In a bowl, soak the chopped dates in the boiling water for 10 minutes.
Meanwhile, in another bowl, combine the flour, baking powder, baking soda and salt.
In a large bowl, cream the butter with the sugar and maple syrup for 5 minutes or until light and fluffy. Add the eggs one at a time, scraping down the sides of the bowl as needed. Stir in the vanilla. Add the dry ingredients alternating with the cream and the date mixture.
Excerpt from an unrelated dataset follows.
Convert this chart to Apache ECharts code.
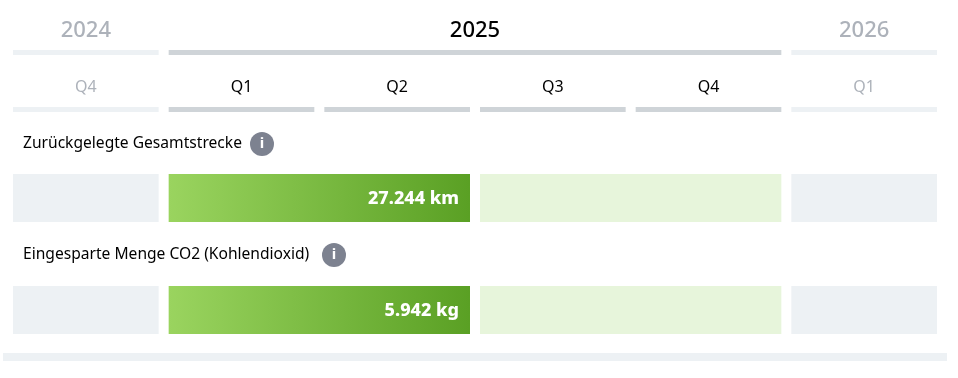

Spread the cake batter out in the prepared Rectangular Casserole. Bake for 45 minutes or until a toothpick inserted in the centre of the cake comes out clean.
Caramel
Meanwhile, in a 1.9 L Stainless Steel Saucepan, combine the cream, brown sugar, maple syrup, butter and cinnamon. Bring to a gentle boil over medium heat. Simmer, whisking occasionally, until slightly thickened, about 8 to 10 minutes. Remove from the heat and whisk in the vanilla and fleur de sel. Cover with the lid and set aside.
As soon as the cake is out of the oven, poke all over with a wooden chopstick. Immediately pour the warm caramel evenly over the cake. Let sit for at least 30 minutes before serving. If not serving the cake the same day, cover with the lid and let sit out at room temperature. The cake gets even more moist as it sits for a few days.